India’s state-owned GAIL has issued a tender seeking up to 110 LNG cargoes on a DES, DAP or CFR basis for delivery during the period 2027-36, sources with knowledge of the matter told Platts, part of S&P Global Commodity Insights, on July 14, citing the tender document.
The tender was issued following GAIL’s July 14 announcement that it had executed a long-term LNG sales and purchase agreement with Vitol Asia Pte. Ltd. for the annual supply of about 1 million mt of LNG over about 10 years, starting in 2026. The execution of the SPA comes after the two parties signed a term sheet in January 2024.

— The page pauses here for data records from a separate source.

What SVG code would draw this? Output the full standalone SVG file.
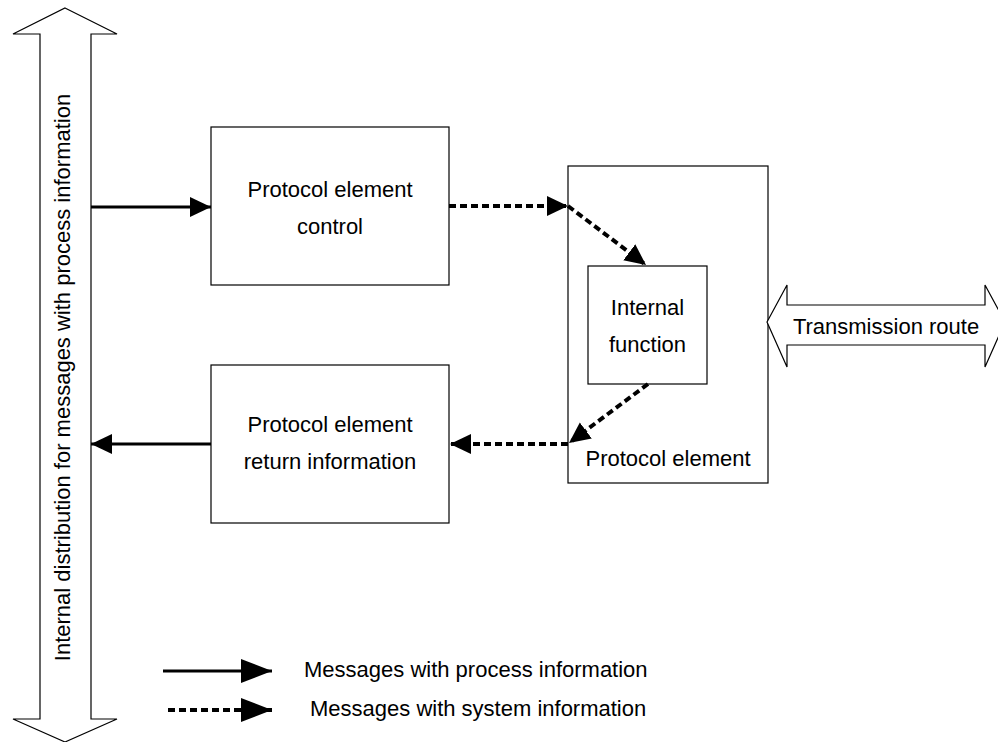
<svg xmlns="http://www.w3.org/2000/svg" width="998" height="742" viewBox="0 0 998 742">
<style>
.box{fill:#fff;stroke:#000;stroke-width:1.2}
.shape{fill:#fff;stroke:#000;stroke-width:1.2}
.t{font-family:"Liberation Sans",Arial,sans-serif;font-size:22px;fill:#000}
.solid{fill:none;stroke:#000;stroke-width:3}
.dash{fill:none;stroke:#000;stroke-width:4;stroke-dasharray:7 4}
</style>
<defs>
<marker id="ah" markerUnits="userSpaceOnUse" markerWidth="22" markerHeight="22" viewBox="0 0 22 22" refX="21" refY="11" orient="auto">
<path d="M0,1 L21,11 L0,21 z" fill="#000"/>
</marker>
<marker id="ahL" markerUnits="userSpaceOnUse" markerWidth="32" markerHeight="28" viewBox="0 0 32 28" refX="31" refY="14" orient="auto">
<path d="M0,2 L31,14 L0,26 z" fill="#000"/>
</marker>
</defs>

<g id="internal-distribution">
<polygon class="shape" points="65,8 117,34 91,34 91,719 117,719 65,742 13,719 40,719 40,34 13,34"/>
<text class="t" transform="translate(70,377.5) rotate(-90)" text-anchor="middle">Internal distribution for messages with process information</text>
</g>

<g id="pe-control">
<rect class="box" x="211" y="127" width="238" height="158"/>
<text class="t" x="330" y="197" text-anchor="middle">Protocol element</text>
<text class="t" x="330" y="234" text-anchor="middle">control</text>
</g>

<g id="pe-return">
<rect class="box" x="211" y="365" width="238" height="158"/>
<text class="t" x="330" y="432" text-anchor="middle">Protocol element</text>
<text class="t" x="330" y="469" text-anchor="middle">return information</text>
</g>

<g id="protocol-element">
<rect class="box" x="568" y="166" width="200" height="317"/>
<text class="t" x="668" y="466" text-anchor="middle">Protocol element</text>
</g>

<g id="internal-function">
<rect class="box" x="588" y="266" width="119" height="118"/>
<text class="t" x="647.5" y="315" text-anchor="middle">Internal</text>
<text class="t" x="647.5" y="352" text-anchor="middle">function</text>
</g>

<g id="transmission-route">
<polygon class="shape" points="767,322 787,285 787,305 985,305 985,285 1005,322 985,367 985,345 787,345 787,367"/>
<text class="t" x="886" y="334" text-anchor="middle">Transmission route</text>
</g>

<g id="connectors">
<line class="solid" x1="91" y1="207" x2="211" y2="207" marker-end="url(#ah)"/>
<line class="dash" x1="449" y1="206" x2="568" y2="206" marker-end="url(#ah)"/>
<line class="dash" x1="568" y1="206" x2="646" y2="265" marker-end="url(#ah)"/>
<line class="dash" x1="648" y1="384" x2="569" y2="443" marker-end="url(#ah)"/>
<line class="dash" x1="568" y1="444" x2="450" y2="444" marker-end="url(#ah)"/>
<line class="solid" x1="211" y1="444" x2="91" y2="444" marker-end="url(#ah)"/>
</g>

<g id="legend">
<line class="solid" x1="163" y1="671" x2="272" y2="671" marker-end="url(#ahL)"/>
<line class="dash" x1="168" y1="710" x2="272" y2="710" marker-end="url(#ahL)"/>
<text class="t" x="304" y="677">Messages with process information</text>
<text class="t" x="310" y="716">Messages with system information</text>
</g>
</svg>
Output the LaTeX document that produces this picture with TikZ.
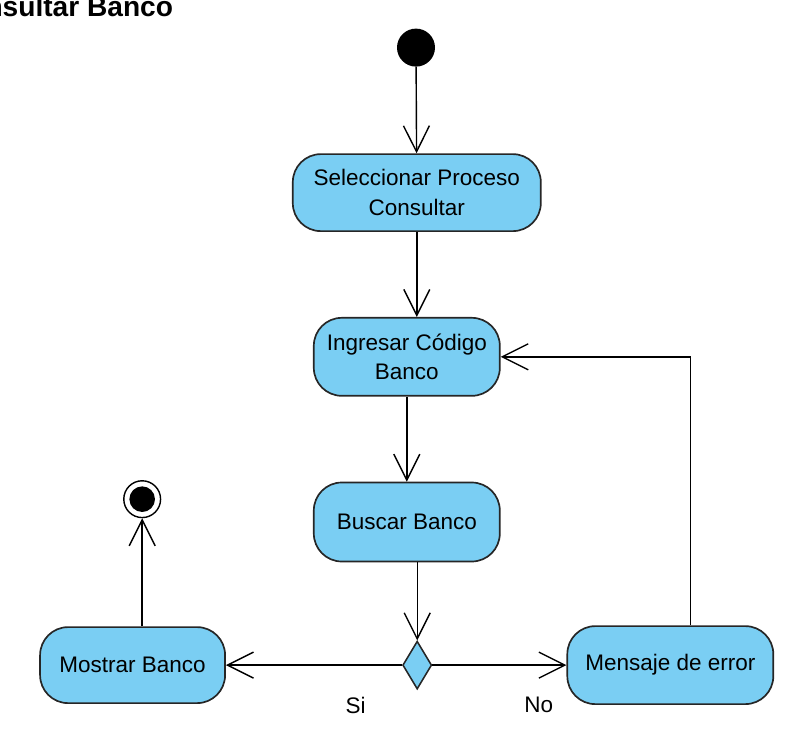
\documentclass[tikz,border=0pt]{standalone}
\usepackage{fontspec}
\setmainfont{Liberation Sans}
\usetikzlibrary{arrows.meta,positioning,shapes.geometric}
\definecolor{actblue}{RGB}{122,206,243}

\begin{document}
\begin{tikzpicture}[
    action/.style={draw, line width=1.2pt, draw=black!85, rounded corners=0.7cm, align=center, fill=actblue, inner sep=2pt, font=\fontsize{16}{21.3}\selectfont},
    startnode/.style={circle, fill=black, minimum size=0.95cm, inner sep=0pt},
    endnode/.style={circle, draw, line width=1pt, fill=white, minimum size=0.92cm, inner sep=0pt,
        path picture={\fill[black] (path picture bounding box.center) circle (0.32cm);}},
    decision/.style={diamond, draw, line width=1.1pt, draw=black!85, fill=actblue, minimum width=0.725cm, minimum height=1.2cm, inner sep=0pt},
    lbl/.style={font=\fontsize{16}{19}\selectfont},
    arrow/.style={-{Straight Barb[length=6.5mm,width=6.5mm,line width=1pt]}, line width=1pt}
]
\useasboundingbox (0,0) rectangle (20.025,-18.325);
\node[anchor=base east, font=\fontsize{20}{24}\selectfont\bfseries] (title) at (4.45,-0.41) {Consultar Banco};
\node[startnode] (start) at (10.4,-1.19) {};
\node[action, minimum width=6.2cm, minimum height=1.925cm, below=2.16cm of start, xshift=0.02cm] (selec) {Seleccionar Proceso\\Consultar};
\node[action, minimum width=4.65cm, minimum height=1.95cm, below=2.125cm of selec, xshift=-0.25cm] (ingresar) {Ingresar Código\\Banco};
\node[action, minimum width=4.65cm, minimum height=1.975cm, below=2.125cm of ingresar] (buscar) {Buscar Banco};
\node[decision, below=1.95cm of buscar, xshift=0.26cm] (dec) {};
\node[action, minimum width=4.625cm, minimum height=1.9cm, left=4.4cm of dec] (mostrar) {Mostrar Banco};
\node[action, minimum width=5.15cm, minimum height=1.95cm, right=3.35cm of dec] (error) {Mensaje de error};
\node[endnode, above=2.7cm of mostrar, xshift=0.24cm] (fin) {};
\node[lbl] (si) at ([shift={(-1.54,-1.0)}]dec) {Si};
\node[lbl] (no) at ([shift={(3.04,-1.0)}]dec) {No};
\draw[arrow] (start) -- (selec);
\draw[arrow] (selec) -- (selec |- ingresar.north);
\draw[arrow] (ingresar) -- (buscar);
\draw[arrow] (buscar.south -| dec) -- (dec);
\draw[arrow] (dec) -- (mostrar);
\draw[arrow] (dec) -- (error);
\draw[arrow] (fin |- mostrar.north) -- (fin);
\draw[arrow] ([xshift=0.5cm]error.north) |- (ingresar.east);
\end{tikzpicture}
\end{document}
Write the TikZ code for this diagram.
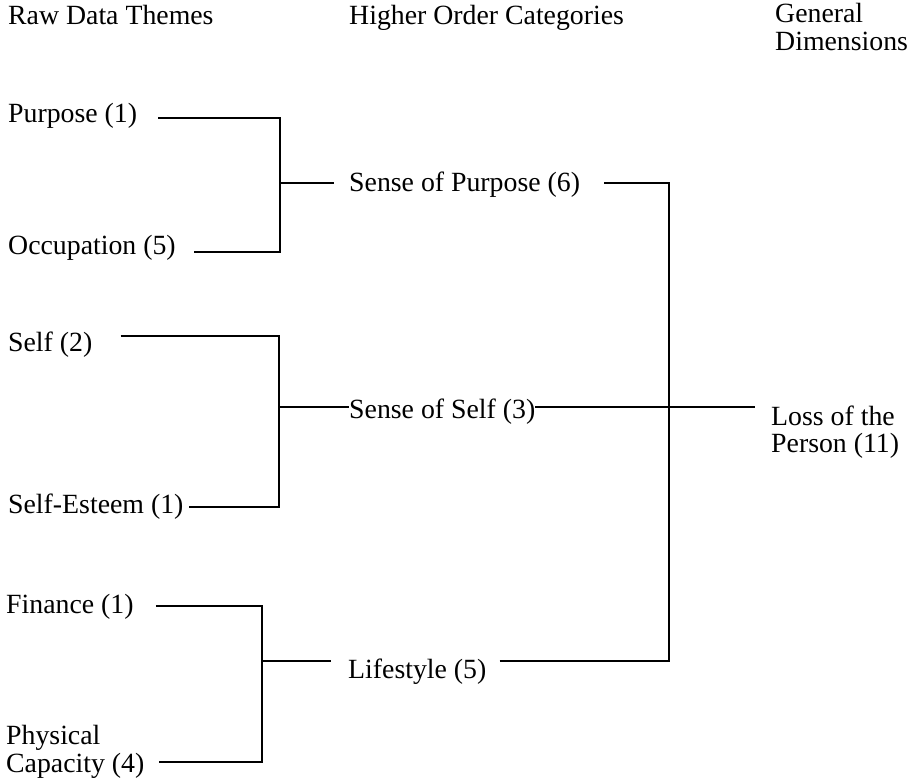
\documentclass[tikz,border=0pt]{standalone}
\usepackage{fontspec}
\setmainfont{Liberation Serif}
\usepackage{tikz}
\usetikzlibrary{calc}

\begin{document}
\begin{tikzpicture}[x=1pt,y=-1pt,
		every node/.style={inner sep=0pt,anchor=base west,align=left},
		link/.style={line width=1.5pt},
		font=\fontsize{27.8}{28}\selectfont]
		\useasboundingbox (0,0) rectangle (913,783);
		% column heads (base of a two-line node is its last line)
		\node (raw) at (8,25) {Raw Data Themes};
		\node (hoc) at (349,25) {Higher Order Categories};
		\node (gen) at (775,51) {General\\Dimensions};
		%
		\node (purp) at (8,123) {Purpose (1)};
		\node (occ) at (8,255) {Occupation (5)};
		\node (self) at (8,352) {Self (2)};
		\node (est) at (8,513) {Self-Esteem (1)};
		\node (fin) at (6,613) {Finance (1)};
		\node (phys) at (6,772) {Physical\\Capacity (4)};
		%
		\node (sop) at (349,192) {Sense of Purpose (6)};
		\node (sos) at (349,418) {Sense of Self (3)};
		\node (life) at (348,678) {Lifestyle (5)};
		%
		\node (loss) at (771,453) {Loss of the\\Person (11)};
		%
		\coordinate (purpC) at (280,118);
		\coordinate (occC) at (280,252);
		\coordinate (sopJ) at (280,183);
		\coordinate (selfC) at (279,336);
		\coordinate (estC) at (279,507);
		\coordinate (sosJ) at (279,407);
		\coordinate (finC) at (262,606);
		\coordinate (capC) at (262,762);
		\coordinate (lifeJ) at (262,661);
		\coordinate (lossJ) at (669,407);
		%
		\draw[link,shorten <=21pt,shorten >=18pt]
			(purpC -| purp.east) -- (purpC) -- (occC) -- (occC -| occ.east);
		\draw[link,shorten <=28pt,shorten >=5pt]
			(selfC -| self.east) -- (selfC) -- (estC) -- (estC -| est.east);
		\draw[link,shorten <=22pt,shorten >=14pt]
			(finC -| fin.east) -- (finC) -- (capC) -- (capC -| phys.east);
		%
		\draw[link,shorten >=15pt] (sopJ) -- (sopJ -| sop.west);
		\draw[link] (sosJ) -- (sosJ -| sos.west);
		\draw[link,shorten >=17pt] (lifeJ) -- (lifeJ -| life.west);
		%
		\draw[link,shorten <=24pt] (sopJ -| sop.east) -| (lossJ);
		\draw[link,shorten <=13pt] (lifeJ -| life.east) -| (lossJ);
		\draw[link,shorten >=16pt] (sosJ -| sos.east) -- (lossJ -| loss.west);
	\end{tikzpicture}
\end{document}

The full cargo lot will range from 3.2 TBtu to 3.8 TBtu with a plus or minus 5% operational tolerance, and the contract price will be “Y” times the Brent slope in $/MMBtu.
In the tender, GAIL specified that it is seeking six cargoes in 2027, eight cargoes in 2028 and 12 cargoes each year from 2029 onward, with tenures ending between 2031 and 2036.
The tender involves a two-stage inquiry process, comprising an unpriced bid (stage 1) and a price bid (stage 2), which together will constitute the full inquiry, according to the sources.
Stage 1 sets the inquiry for terms and conditions, excluding price. In this stage, participants are expected to submit their offers confirming the terms and conditions outlined in the term sheet on or before the submission date.
While no offer submitted in stage 1 will be rejected, GAIL may hold discussions with participating entities regarding the terms.
Stage 2, which involves the final non-negotiable term sheet for price quotations, will be shared only with participants who have submitted or confirmed the term sheet in Stage 1.
GAIL will consider the offers submitted in stage 2 and award contracts for any contract term based on the lowest slope offered, regardless of the quoted contract term.
The last day for submission of stage 1 terms is July 24, while the deadline for submitting stage 2 offers is Aug. 18, with price validity until Aug. 21.
Platts assessed the August JKM, the benchmark price for LNG cargoes delivered to Northeast Asia, at $12.997/MMBtu on July 14, up by 23.9 cents/MMBtu, or 1.9% day over day. Platts assessed the LNG West India Marker, or WIM, for August at $12.575/MMBtu on July 14, at a discount of 42.2 cents/MMBtu to the August JKM assessment.